Obama rejects Keystone project, firm could reapply
Five hundred protesters will turn their focus from the White House, to Congress, on Tuesday in a Capitol hill demonstration aiming to "blow the whistle" on the oil industry's influence on lawmakers. Reuters

Environmentalists battling the development of the Keystone XL pipeline will shift their focus away from the White House on Tuesday to a referee-themed rally on Capitol Hill featuring at least 500 people symbolically blowing the whistle on Big Oil's power over the U.S. Congress.

The grassroots organization 350.org is planning Tuesday demonstration that will begin at the Capitol, and end with a march to the American Petroleum Institute, the influential oil and gas trade association that is lobbying for the approval of the proposed 1,700-mile tar sands oil pipeline.

It will be unavoidable, very visible, and just disruptive enough to absolutely get the attention of the oil industry's representatives in Congress and put them on notice that the era of big oil corruption will soon be coming to an end, states a Web page about the demonstration. We're going to Washington DC to blow the whistle on Big Oil corruption in Congress.
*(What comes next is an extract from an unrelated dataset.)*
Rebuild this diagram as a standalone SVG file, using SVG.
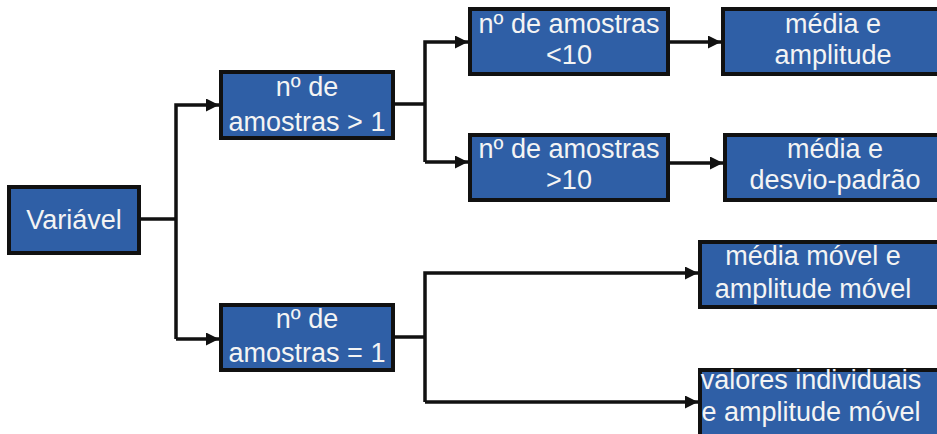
<svg xmlns="http://www.w3.org/2000/svg" width="937" height="434" viewBox="0 0 937 434">
<style>
.box{fill:#2f5fa6;stroke:#111;stroke-width:4}
.t{font-family:"Liberation Sans",Arial,sans-serif;font-size:27px;fill:#f4f4f4;text-anchor:middle}
.c{fill:none;stroke:#111;stroke-width:3.5}
</style>
<defs>
<marker id="ah" viewBox="0 0 10 10" refX="10" refY="5" markerWidth="17" markerHeight="13" markerUnits="userSpaceOnUse" orient="auto">
<path d="M0,0 L10,5 L0,10 z" fill="#111"/>
</marker>
</defs>
<rect width="937" height="434" fill="#fff"/>
<g id="connectors">
<path class="c" d="M139,219 H176"/>
<path class="c" d="M176,339 V105 H219" marker-end="url(#ah)"/>
<path class="c" d="M176,339 H219" marker-end="url(#ah)"/>
<path class="c" d="M393,104 H425"/>
<path class="c" d="M425,162 V42 H468" marker-end="url(#ah)"/>
<path class="c" d="M425,162 H468" marker-end="url(#ah)"/>
<path class="c" d="M668,42 H721" marker-end="url(#ah)"/>
<path class="c" d="M668,163 H723" marker-end="url(#ah)"/>
<path class="c" d="M393,337 H425"/>
<path class="c" d="M425,402 V273 H698" marker-end="url(#ah)"/>
<path class="c" d="M425,402 H698" marker-end="url(#ah)"/>
</g>
<g id="variavel">
<rect class="box" x="9" y="187" width="130" height="66"/>
<text class="t" x="74" y="229">Variável</text>
</g>
<g id="amostras-maior-1">
<rect class="box" x="221" y="72" width="172" height="66"/>
<text class="t" x="307" y="96">nº de</text>
<text class="t" x="307" y="131">amostras &gt; 1</text>
</g>
<g id="amostras-igual-1">
<rect class="box" x="221" y="305" width="172" height="65"/>
<text class="t" x="307" y="328">nº de</text>
<text class="t" x="307" y="362">amostras = 1</text>
</g>
<g id="amostras-menor-10">
<rect class="box" x="470" y="9" width="198" height="65"/>
<text class="t" x="569" y="33">nº de amostras</text>
<text class="t" x="569" y="64">&lt;10</text>
</g>
<g id="amostras-maior-10">
<rect class="box" x="470" y="135" width="198" height="65"/>
<text class="t" x="569" y="158">nº de amostras</text>
<text class="t" x="569" y="189">&gt;10</text>
</g>
<g id="media-amplitude">
<rect class="box" x="723" y="9" width="222" height="65"/>
<text class="t" x="833" y="33">média e</text>
<text class="t" x="833" y="64">amplitude</text>
</g>
<g id="media-desvio">
<rect class="box" x="725" y="135" width="220" height="65"/>
<text class="t" x="835" y="158">média e</text>
<text class="t" x="835" y="189">desvio-padrão</text>
</g>
<g id="media-movel">
<rect class="box" x="700" y="242" width="245" height="65"/>
<text class="t" x="813" y="265">média móvel e</text>
<text class="t" x="813" y="298">amplitude móvel</text>
</g>
<g id="valores-individuais">
<rect class="box" x="700" y="370" width="245" height="70"/>
<text class="t" x="811" y="389">valores individuais</text>
<text class="t" x="811" y="421">e amplitude móvel</text>
</g>
</svg>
The demonstration will feature 500 protesters wearing black-and-white referee shirts, blowing whistles, throwing penalty flags, and holding signs that call out individual members of Congress for the amount of money they have received from the fossil fuel industry, according to statement about the event. U.S. Sen. Bernie Sanders, I-Vt., Greenpeace Executive Director Phil Radford, and 350.org founder Bill McKibben are all scheduled to attend the demonstration.
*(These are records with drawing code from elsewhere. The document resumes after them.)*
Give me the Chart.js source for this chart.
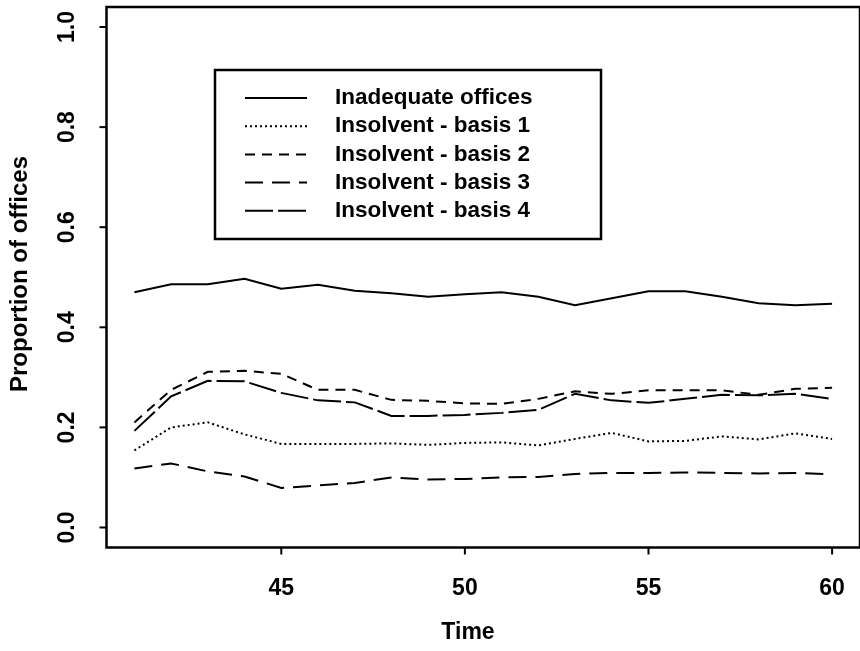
<!DOCTYPE html>
<html>
<head>
<meta charset="utf-8">
<script src="https://cdn.jsdelivr.net/npm/chart.js@4.4.0/dist/chart.umd.min.js"></script>
<style>
  html, body { margin: 0; padding: 0; background: #fff; }
  #chart { display: block; }
</style>
</head>
<body>
<canvas id="chart" width="860" height="651"></canvas>
<script>
// data
const years = [41, 42, 43, 44, 45, 46, 47, 48, 49, 50, 51, 52, 53, 54, 55, 56, 57, 58, 59, 60];
const inadequate = [0.470, 0.486, 0.486, 0.497, 0.477, 0.485, 0.473, 0.468, 0.461, 0.466, 0.470, 0.461, 0.444, 0.458, 0.472, 0.472, 0.461, 0.448, 0.444, 0.447];
const basis1 = [0.154, 0.200, 0.210, 0.186, 0.167, 0.167, 0.167, 0.168, 0.165, 0.169, 0.170, 0.164, 0.177, 0.189, 0.172, 0.173, 0.182, 0.176, 0.188, 0.177];
const basis2 = [0.210, 0.275, 0.311, 0.313, 0.307, 0.275, 0.275, 0.255, 0.253, 0.248, 0.247, 0.257, 0.272, 0.267, 0.274, 0.274, 0.274, 0.265, 0.277, 0.279];
const basis3 = [0.118, 0.128, 0.112, 0.102, 0.079, 0.084, 0.089, 0.100, 0.096, 0.097, 0.100, 0.101, 0.107, 0.109, 0.109, 0.110, 0.109, 0.108, 0.109, 0.106];
const basis4 = [0.193, 0.262, 0.293, 0.292, 0.269, 0.254, 0.250, 0.223, 0.223, 0.225, 0.229, 0.235, 0.267, 0.254, 0.249, 0.257, 0.265, 0.264, 0.267, 0.257];
const xTicks = [45, 50, 55, 60];
const yTicks = [0, 0.2, 0.4, 0.6, 0.8, 1.0];

const FONT = '"Liberation Sans", Arial, Helvetica, sans-serif';

function pts(ys) {
  return years.map((x, i) => ({ x: x, y: ys[i] }));
}

function line(label, ys, dash) {
  return {
    label: label,
    data: pts(ys),
    borderColor: "#000",
    borderWidth: 2,
    borderDash: dash,
    pointRadius: 0,
    tension: 0,
    fill: false,
  };
}

const frame = {
  id: "frame",
  afterDraw(chart) {
    const ctx = chart.ctx;
    const a = chart.chartArea;
    const xs = chart.scales.x;
    const ys = chart.scales.y;
    ctx.save();
    ctx.strokeStyle = "#000";
    ctx.fillStyle = "#000";
    ctx.lineWidth = 2.5;
    ctx.setLineDash([]);
    ctx.strokeRect(a.left, a.top, a.right - a.left, a.bottom - a.top);

    // x axis
    ctx.lineWidth = 2;
    ctx.font = "bold 23px " + FONT;
    ctx.textAlign = "center";
    ctx.textBaseline = "middle";
    xTicks.forEach((t) => {
      const px = xs.getPixelForValue(t);
      ctx.beginPath();
      ctx.moveTo(px, a.bottom);
      ctx.lineTo(px, a.bottom + 7);
      ctx.stroke();
      ctx.fillText(String(t), px, 589);
    });
    ctx.fillText("Time", 468, 633);

    // y axis
    yTicks.forEach((t) => {
      const py = ys.getPixelForValue(t);
      ctx.beginPath();
      ctx.moveTo(a.left, py);
      ctx.lineTo(a.left - 7, py);
      ctx.stroke();
      ctx.save();
      ctx.translate(68, py);
      ctx.rotate(-Math.PI / 2);
      ctx.fillText(t.toFixed(1), 0, 0);
      ctx.restore();
    });
    ctx.save();
    ctx.translate(20, 274);
    ctx.rotate(-Math.PI / 2);
    ctx.font = "bold 24px " + FONT;
    ctx.fillText("Proportion of offices", 0, 0);
    ctx.restore();

    // legend
    ctx.lineWidth = 2.5;
    ctx.strokeRect(215, 70, 386, 169);
    ctx.font = "bold 22.5px " + FONT;
    ctx.textAlign = "left";
    chart.data.datasets.forEach((ds, i) => {
      const yy = 98 + i * 28.2;
      ctx.lineWidth = 2;
      ctx.setLineDash(ds.borderDash || []);
      ctx.beginPath();
      ctx.moveTo(245, yy);
      ctx.lineTo(307, yy);
      ctx.stroke();
      ctx.setLineDash([]);
      ctx.fillText(ds.label, 335, yy);
    });
    ctx.restore();
  },
};

new Chart(document.getElementById("chart"), {
  type: "line",
  data: {
    datasets: [
      line("Inadequate offices", inadequate, []),
      line("Insolvent - basis 1", basis1, [2, 3]),
      line("Insolvent - basis 2", basis2, [10, 7]),
      line("Insolvent - basis 3", basis3, [18, 9]),
      line("Insolvent - basis 4", basis4, [28, 5]),
    ],
  },
  options: {
    responsive: false,
    animation: false,
    devicePixelRatio: 1,
    layout: { padding: { top: 7, right: 0, left: 0, bottom: 0 } },
    plugins: {
      legend: { display: false },
      tooltip: { enabled: false },
    },
    scales: {
      x: {
        type: "linear",
        min: 40.24,
        max: 60.76,
        grid: { display: false },
        border: { display: false },
        ticks: { display: false },
        afterFit: (s) => { s.height = 103.5; },
      },
      y: {
        min: -0.04,
        max: 1.04,
        grid: { display: false },
        border: { display: false },
        ticks: { display: false },
        afterFit: (s) => { s.width = 106.5; },
      },
    },
  },
  plugins: [frame],
});
</script>
</body>
</html>
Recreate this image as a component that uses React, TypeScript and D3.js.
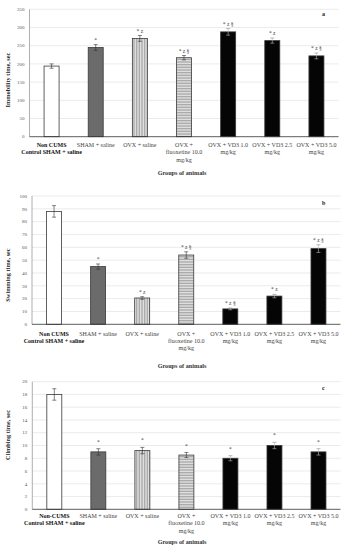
import React from "react";
import * as d3 from "d3";

const groups = ["Non CUMS", "SHAM + saline", "OVX + saline", "OVX + fluoxetine 10.0 mg/kg", "OVX + VD3 1.0 mg/kg", "OVX + VD3 2.5 mg/kg", "OVX + VD3 5.0 mg/kg"];
const labelLinesAB = [["Non CUMS", "Control SHAM + saline"], ["SHAM +  saline"], ["OVX + saline"], ["OVX +", "fluoxetine 10.0", "mg/kg"], ["OVX + VD3 1.0", "mg/kg"], ["OVX + VD3 2.5", "mg/kg"], ["OVX + VD3 5.0", "mg/kg"]];
const labelLinesC = [["Non-CUMS", "Control SHAM + saline"], ["SHAM +  saline"], ["OVX + saline"], ["OVX +", "fluoxetine 10.0", "mg/kg"], ["OVX + VD3 1.0", "mg/kg"], ["OVX + VD3 2.5", "mg/kg"], ["OVX + VD3 5.0", "mg/kg"]];

const immobility = [194, 245, 270, 217, 288, 264, 222];
const immobilityErr = [6, 8, 8, 6, 9, 7, 8];
const immobilityMarks = ["", "*", "* z", "* z §", "* z §", "* z", "* z §"];
const immobilityTicks = [0, 50, 100, 150, 200, 250, 300, 350];

const swimming = [88, 45, 20.5, 54, 12, 22, 59];
const swimmingErr = [4.5, 2, 1, 2.5, 0.7, 1.3, 3];
const swimmingMarks = ["", "*", "* z", "* z §", "* z §", "* z", "* z §"];
const swimmingTicks = [0, 10, 20, 30, 40, 50, 60, 70, 80, 90, 100];

const climbing = [18, 9, 9.2, 8.5, 8, 10, 9];
const climbingErr = [0.9, 0.5, 0.5, 0.4, 0.4, 0.5, 0.5];
const climbingMarks = ["", "*", "*", "*", "*", "*", "*"];
const climbingTicks = [0, 2, 4, 6, 8, 10, 12, 14, 16, 18, 20];

const fills = ["#ffffff", "#6b6b6b", "url(#vstripe)", "url(#hstripe)", "#050505", "#050505", "#050505"];
const FONT = "'Liberation Serif', 'DejaVu Serif', serif";

type PanelProps = {
  top: number; bottom: number; left: number; right: number;
  values: number[]; errs: number[]; marks: string[]; ticks: number[];
  yLabel: string; yLabelY: number; letter: string; letterY: number; labels: string[][];
  labelY: number; groupsY: number; markGap: number;
};

function Panel(p: PanelProps) {
  const yMax = p.ticks[p.ticks.length - 1];
  const y = d3.scaleLinear().domain([0, yMax]).range([p.bottom, p.top]);
  const x = d3.scaleBand<string>().domain(groups).range([p.left, p.right]).paddingInner(0.66).paddingOuter(0.33);
  const bw = x.bandwidth();
  return (
    <g>
      {p.ticks.map((t) => (
        <g key={t}>
          {t > 0 && <line x1={p.left} x2={p.right} y1={y(t)} y2={y(t)} stroke="#e2e2e2" strokeWidth={0.7} />}
          <text x={p.left - 5} y={y(t)} dy="0.35em" textAnchor="end" fontSize={5} fill="#555" fontFamily={FONT}>{t}</text>
        </g>
      ))}
      <line x1={p.left} x2={p.left} y1={p.top} y2={p.bottom} stroke="#9a9a9a" strokeWidth={0.8} />
      {groups.map((g, i) => {
        const cx = (x(g) as number) + bw / 2;
        const v = p.values[i];
        const e = p.errs[i];
        return (
          <g key={g}>
            <rect x={x(g)} y={y(v)} width={bw} height={p.bottom - y(v)} fill={fills[i]} stroke="#3a3a3a" strokeWidth={0.8} />
            <line x1={cx} x2={cx} y1={y(v + e)} y2={y(v - e)} stroke={i >= 4 ? "#bbb" : "#333"} strokeWidth={0.6} />
            <line x1={cx - 2} x2={cx + 2} y1={y(v + e)} y2={y(v + e)} stroke={i >= 4 ? "#888" : "#333"} strokeWidth={0.6} />
            <line x1={cx - 2} x2={cx + 2} y1={y(v - e)} y2={y(v - e)} stroke={i >= 4 ? "#bbb" : "#333"} strokeWidth={0.6} />
            {p.marks[i] && (
              <text x={cx} y={y(v + e) - p.markGap} textAnchor="middle" fontSize={5.5} fill="#444" fontFamily={FONT}>{p.marks[i]}</text>
            )}
            {p.labels[i].map((ln, j) => (
              <text key={j} x={cx} y={p.labelY + j * 7.3} textAnchor="middle" fontSize={6}
                fontWeight={i === 0 ? "bold" : "normal"} fill={i === 0 ? "#111" : "#444"} fontFamily={FONT}>{ln}</text>
            ))}
          </g>
        );
      })}
      <line x1={p.left} x2={p.right} y1={p.bottom} y2={p.bottom} stroke="#333" strokeWidth={0.8} />
      <text x={322} y={p.letterY} fontSize={6} fontWeight="bold" fill="#222" fontFamily={FONT}>{p.letter}</text>
      <text transform={`translate(10,${p.yLabelY}) rotate(-90)`} textAnchor="middle" fontSize={6.3}
        fontWeight="bold" fill="#222" fontFamily={FONT}>{p.yLabel}</text>
      <text x={182} y={p.groupsY} textAnchor="middle" fontSize={6.2} fontWeight="bold" fill="#333" fontFamily={FONT}>Groups of animals</text>
    </g>
  );
}

export default function App() {
  return (
    <svg width={342} height={550} style={{ position: "absolute", left: 0, top: 0, background: "#fff" }}>
      <defs>
        <pattern id="vstripe" width={1.6} height={4} patternUnits="userSpaceOnUse">
          <rect width={1.6} height={4} fill="#e6e6e6" />
          <rect width={0.7} height={4} fill="#9a9a9a" />
        </pattern>
        <pattern id="hstripe" width={4} height={1.6} patternUnits="userSpaceOnUse">
          <rect width={4} height={1.6} fill="#e6e6e6" />
          <rect width={4} height={0.7} fill="#9a9a9a" />
        </pattern>
      </defs>
      <rect width={342} height={550} fill="#fff" />
      <Panel top={9.3} bottom={136.7} left={29.5} right={338.5} values={immobility} errs={immobilityErr}
        marks={immobilityMarks} ticks={immobilityTicks} yLabel="Immobility time, sec" yLabelY={80} letter="a" letterY={16}
        labels={labelLinesAB} labelY={147} groupsY={175} markGap={3} />
      <Panel top={196} bottom={324.3} left={32} right={340.5} values={swimming} errs={swimmingErr}
        marks={swimmingMarks} ticks={swimmingTicks} yLabel="Swimming time, sec" yLabelY={275} letter="b" letterY={204.5}
        labels={labelLinesAB} labelY={335.5} groupsY={368} markGap={3} />
      <Panel top={381.7} bottom={509.3} left={32.3} right={340.5} values={climbing} errs={climbingErr}
        marks={climbingMarks} ticks={climbingTicks} yLabel="Climbing time, sec" yLabelY={435} letter="c" letterY={390}
        labels={labelLinesC} labelY={518} groupsY={544} markGap={5} />
    </svg>
  );
}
Although President Obama rejected TransCanada's -- the Canadian corporation that proposed the project -- application for a permit to begin construction of the massive Alberta-to-Texas pipeline last week, the company will be allowed to reapply for the permit after it develops an alternative route around the Nebraska Sandhills. Opponents of the pipeline have argued that its current configuration could pose a potential hazard to Nebraska's Ogallala aquifer, which provides drinking water to eight states in the region.

Congressional Republicans initially attached a Feb. 21 deadline on the pipeline approval as part of the payroll tax package that passed in December. The Obama administration said the permit was rejected because the 60-day window did not give federal officials enough time to review alternative routes that would bypass the Nebraska aquifer.

Environmentalists have been speaking out against the Keystone XL pipeline for months. Tar Sands Action, along with a coalition of environmental groups, held a two-week protest in front of the White House between Aug. 20 and Sept. 3 that led to the arrest of more than 1,200 activists. On Nov. 6, thousands of demonstrators once again gathered at the White House and formed a human chain around the building as a symbol of protest.

In the U.S. House of Representatives alone, members received nearly $12 million from individuals and political action committees connected to the oil and gas industry between July 2009 and July 2011, according to an analysis by the non-partisan research organization MapLight. Of the 118 House members who counted the oil and gas industry among their top 10 contributing industry groups during that period, only two voted against the Feb. 21 pipeline deadline.